Yes, dear Bill–there’s a lot of Ian, Jacob, and Allie in each of us, is there not?
And what about the bridge we crossed called Sickness? There’s a much bigger, more specific name for the particular illness you faced when you were forty and we’d been married half that number. I can’t spell it, and I honestly don’t want to, as we can see it now in the rearview mirror and that’s just where I want it, thank you very much.

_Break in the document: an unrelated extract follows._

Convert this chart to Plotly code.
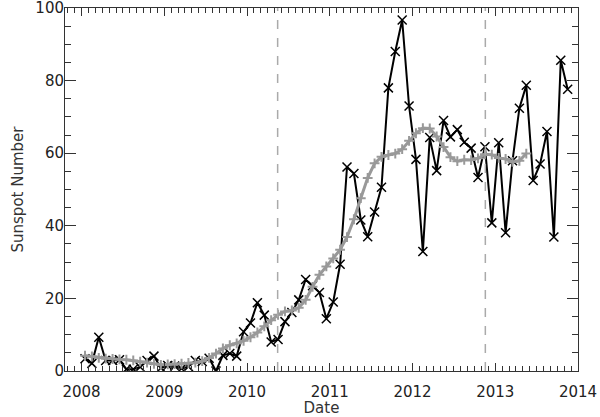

But you were sick, and, as with so many other illnesses, that sickness led to other sicknesses, and quite honestly, it sometimes felt we were climbing an uphill bridge–like the kind that lifts to allow boats to pass. There were times when we’d climb the ladder of that bascule bridge all the way to the top only to discover a wide chasm which lay before us, and we weren’t sure how to get to the other side. And we were tired, for crying out loud. It was then that the Lord met us each and every time–comforted us and cheered us on–because that’s what He always does. Goes with us. Reminds us we are not alone. Offers us just what we need when we need it. He was with us on that day when I, like you, promised while holding your hand to remain …
In sickness and in health.
And we knew He was right with us as the weight dropped off and your kidneys tried to fail. Through one surgery and then another, and then another third procedure, He was there. Alway, always there.
And He’s been there, as have you, as have I when we’ve faced the bridge called Loss, and there’ve been several through the years–with the loss of loved ones through death, the loss of two daughters through others’ choices, the loss of dreams and, sometimes, what has felt like the loss of hope. But, dear Bill, we are not, nor will we ever be, without hope.
So, it should be no surprise that we recently decided to halfway cross a bridge again, then take the plunge–as if our doing so solidifies each and every bridge we’re yet to face. By jumping on 1 … 2 … 3, we shouted to all the unknowns of what might still meet us on the other side, proclaiming–
We can do it!
No matter what–we’re all in! We took the plunge once, have faced, then crossed, many bridges only to find that we’re both still standing strong, and stronger still …
Yes–Happy 31st anniversary, dear Bill.
I’ll cross any bridge as long as you’re beside me. Thank you for never giving up on me and for always believing, even when I was blind and sometimes doubtful. I’m eternally blessed with you as my best friend. Don’t forget–then and now …
I love you a bushel and a peck and a hug around the neck … forever!